Turn Them Into Mini Muffins

Use a mini muffin pan and start checking early, around 10 to 12 minutes. The flavor stays the same, but the texture shifts toward a softer, snackier muffin with more browned edges.

Storage and Reheating

  • Refrigerator: Store in an airtight container for up to 5 days. They stay moist, but the chocolate chips will firm up once chilled.
  • Freezer: These freeze well. Wrap individually and freeze for up to 3 months, then thaw at room temperature or overnight in the fridge.
  • Reheating: Warm in the microwave for 10 to 15 seconds to soften the crumb and melt the chips again. Don’t overheat them or the muffins will turn dry at the edges.

Questions I Get Asked About These Muffins

Can I skip squeezing the zucchini dry?+

I wouldn’t. The extra moisture makes the batter too loose, and the muffins can bake up gummy in the center instead of soft and fudgy. A quick squeeze in a clean kitchen towel fixes that.

Can I use sour cream instead of Greek yogurt?+

Yes, sour cream works well here. It gives the muffins the same tenderness and a slightly richer taste, though the tang is a little softer than Greek yogurt. Use the same amount.

How do I keep the muffins from sinking in the middle?+

Usually that happens when the batter is too wet or the oven isn’t fully hot. Squeeze the zucchini well, measure the yogurt carefully, and let the oven reach 375°F before the pan goes in. If the centers are underbaked, they’ll collapse as they cool.

Can I make these chocolate zucchini muffins ahead of time?+

Yes, and they hold up well. Bake them the day before, cool completely, and store them airtight so the crumb stays soft. They’re one of those muffins that taste even better after the chocolate settles in overnight.

How do I know when the muffins are done baking?+

Look for cracked tops and a toothpick that comes out with a few moist crumbs, not wet batter. If it comes out clean, they’re usually a touch overbaked already. Pull them when the centers still have a little give.

Chocolate Zucchini Muffins

Chocolate zucchini muffins with a double-chocolate batter, cracked dark tops, and a fudgy, moist crumb studded with melted chocolate.

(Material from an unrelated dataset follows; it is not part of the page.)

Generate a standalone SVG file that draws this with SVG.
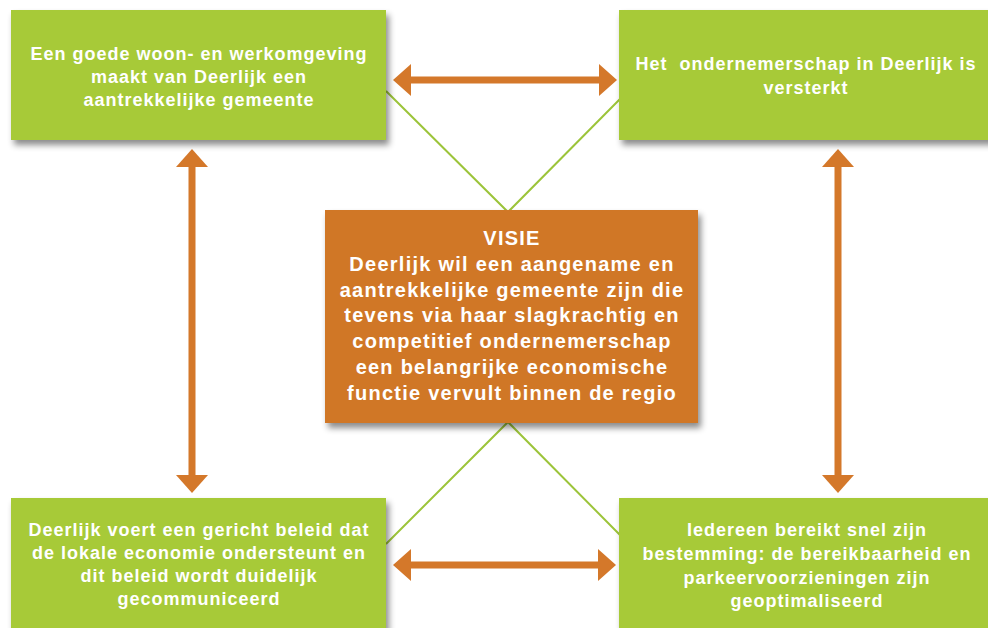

These hidden veggie muffins use grated zucchini squeezed dry so the muffins stay tender without tasting like vegetables.
Prep Time 15 minutes
Cook Time 20 minutes
Cooling 10 minutes
Total Time 45 minutes
Servings: 12 servings
Course: Breakfast
Cuisine: American
Calories: 380

Ingredients
  

Dry ingredients
  • 1.5 cup all-purpose flour
  • 0.5 cup unsweetened cocoa powder
  • 1 tsp baking soda
  • 0.5 tsp baking powder
  • 0.25 tsp salt
Wet ingredients
  • 1 cup granulated sugar
  • 0.25 cup brown sugar
  • 2 eggs
  • 0.33 cup vegetable oil
  • 0.33 cup Greek yogurt
  • 1 tsp vanilla extract
  • 1.5 cup zucchini, grated and squeezed dry
Chocolate
  • 1 cup semi-sweet chocolate chips

Equipment

  • 1 sheet pan
  • 1 muffin tin

Method
 

Preheat and prep
  1. Preheat the oven to 375°F and line a 12-cup muffin tin with paper liners.
  2. Whisk together all-purpose flour, unsweetened cocoa powder, baking soda, baking powder, and salt in a bowl until evenly combined.
Make the batter
  1. Beat granulated sugar, brown sugar, eggs, vegetable oil, Greek yogurt, and vanilla extract until smooth.
  2. Stir in the grated zucchini that has been squeezed dry.
  3. Fold the dry ingredients into the wet mixture until just combined, then fold in most of the semi-sweet chocolate chips, reserving a few for the tops.
Bake and cool
  1. Divide the batter evenly among the muffin cups and sprinkle the reserved semi-sweet chocolate chips on top.
  2. Bake for 18–22 minutes at 375°F until a toothpick comes out with moist crumbs.
  3. Cool for 10 minutes before serving so the cracked tops set and the centers finish thickening.

Notes

For best texture, squeeze the grated zucchini very dry to prevent soggy muffins. Store airtight at room temperature for up to 2 days or refrigerate up to 4 days; freeze up to 2 months. For a dairy-light option, use lactose-free Greek yogurt or a plain lactose-free yogurt with the same fat level.